Leading furniture retail group, Furnmart Limited has announced that profits for the twelve months period to January 2017 will be more, despite reduced disposable income and poor economy.
In a statement released recently, Furnmart Managing Director, Daniel le Roux highlighted that Profit After Tax(PAT) is expected to be higher than last year. However, the BSE listed group has not disclosed why bottom line is up. “The board of directors of the company would like to bring to the attention of shareholders that the company’s profit after tax for the period ended 31 January 2018 is expected to be significantly higher than that for the corresponding period ended 31 January 2017,” said the company.
Shareholders have been advised to exercise caution when dealing in ordinary shares of Furnmart Limited, until a full announcement of the results is made,” reads the statement. In the same period last year the group experienced subdued trading conditions due to closure of some of its operations. The group recorded 25.8 percent decline in operating income to P55.8 million is which was also attributed to the winding down of the Zambian operations, higher operating expenses and lower finance income earned, partially offset by a decrease in debtors’ costs. The group said its revenue of P624 million for the period was only marginally higher compared to the previous year.

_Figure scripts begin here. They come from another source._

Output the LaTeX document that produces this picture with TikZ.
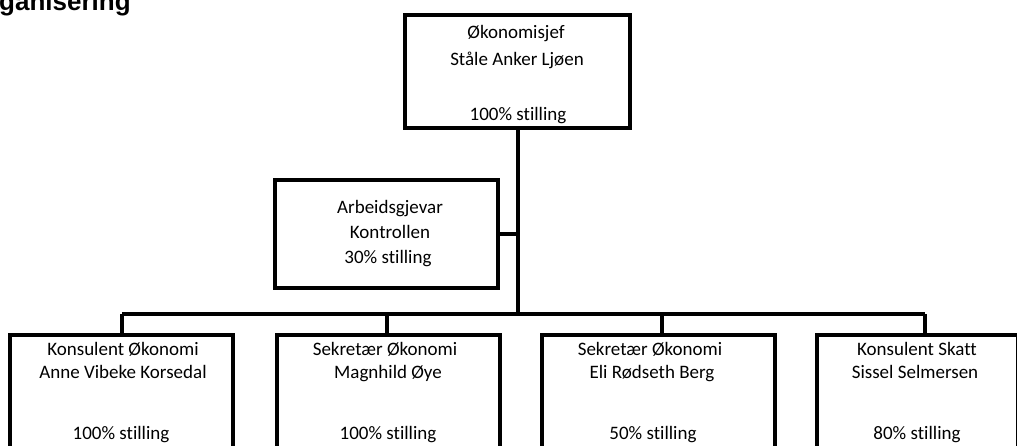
\documentclass[tikz,border=0pt]{standalone}
\usepackage{fontspec}
\setmainfont{Carlito}[Ligatures=NoCommon]
\newfontfamily\titlefont{Liberation Sans}
\begin{document}
\begin{tikzpicture}[x=1pt,y=-1pt,
  box/.style={draw=black,line width=3.3pt,inner sep=0pt,outer sep=0pt},
  conn/.style={draw=black,line width=3.3pt},
  txt/.style={font=\fontsize{19}{21}\selectfont,anchor=base}]
\useasboundingbox (0,0) rectangle (1017,445);
\clip (0,0) rectangle (1017,445);
\node[anchor=base west,inner sep=0pt,font=\titlefont\bfseries\fontsize{26}{28}\selectfont] (title) at (-1,10) {ganisering};
% top box
\node[box,minimum width=225pt,minimum height=113pt] (top) at (517.5,71.5) {};
\node[txt] (t1) at (516,38) {Økonomisjef};
\node[txt] (t2) at (517,65) {Ståle Anker Ljøen};
\node[txt] (t3) at (518,120) {100\% stilling};
% staff box
\node[box,minimum width=223pt,minimum height=108pt] (staff) at (386.5,234) {};
\node[txt] (s1) at (390,213) {Arbeidsgjevar};
\node[txt] (s2) at (390,238) {Kontrollen};
\node[txt] (s3) at (388,263) {30\% stilling};
% bottom boxes
\node[box,minimum width=223pt,minimum height=135pt] (bx1) at (121.5,402.5) {};
\node[box,minimum width=223pt,minimum height=135pt] (bx2) at (388.5,402.5) {};
\node[box,minimum width=233pt,minimum height=135pt] (bx3) at (658.5,402.5) {};
\node[box,minimum width=201pt,minimum height=135pt] (bx4) at (917.5,402.5) {};
% connectors
\coordinate (busC) at (518,314);
\coordinate (busL) at (122,314);
\coordinate (busR) at (925,314);
\coordinate (drop2) at (387,314);
\coordinate (drop3) at (662,314);
\draw[conn] (top.south -| busC) -- (busC);
\draw[conn] (staff.east) -- (staff.east -| busC);
\draw[conn] (busL) -- (busR);
\draw[conn] (busL) -- (busL |- bx1.north);
\draw[conn] (drop2) -- (drop2 |- bx2.north);
\draw[conn] (drop3) -- (drop3 |- bx3.north);
\draw[conn] (busR) -- (busR |- bx4.north);
% texts
\node[txt] (a1) at (123,355) {Konsulent Økonomi};
\node[txt] (a2) at (123,378) {Anne Vibeke Korsedal};
\node[txt] (a3) at (121,439) {100\% stilling};
\node[txt] (b1) at (385,355) {Sekretær Økonomi};
\node[txt] (b2) at (388,378) {Magnhild Øye};
\node[txt] (b3) at (388,439) {100\% stilling};
\node[txt] (c1) at (650,355) {Sekretær Økonomi};
\node[txt] (c2) at (652,378) {Eli Rødseth Berg};
\node[txt] (c3) at (653,439) {50\% stilling};
\node[txt] (d1) at (917,355) {Konsulent Skatt};
\node[txt] (d2) at (915,378) {Sissel Selmersen};
\node[txt] (d3) at (917,439) {80\% stilling};
\end{tikzpicture}
\end{document}
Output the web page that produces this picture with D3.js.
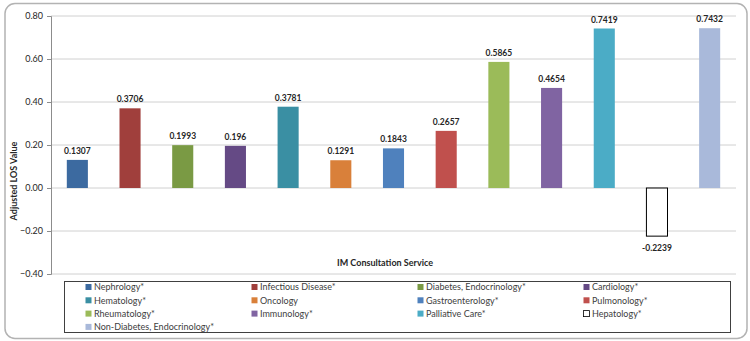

For its full year ended July 2017, the group recorded marginal decrease in revenue of P1.17 billion compared to P1.18 billion recorded in the prior year. Commenting on the results, the Group Chairman, Tobias Mynhardt explained that excluding the discontinued operations, revenue increased, compared to the prior year. “Gross profit margins were lower than last year, mainly due to the closing down of sale operations and a very competitive, subdued trading environment elsewhere,” said Mynhardt.
He said the group’s businesses in the chosen markets and territories are well positioned to take advantage of the inevitable improvement in market conditions. “Our focused management teams will continue to seek growth opportunities in the region. Management will continue with moderate new store growth, primarily in South Africa,” said Mynhardt.
The company stated that the difficult trading environment was brought about by low economic growth, increased competition and high levels of consumer debt in the region. Profit after tax increased by 35 percent to P64.5 million compared to P47.7 million recorded in 2016. Operating income declined by 5.6 percent to P130.2 million due to the closing down of Zambia shops, higher operating expenses and lower finance income earned. During the year the group opened four new Furnmart stores and it is now trading out of 120 stores in three countries, Botswana, South Africa and Namibia.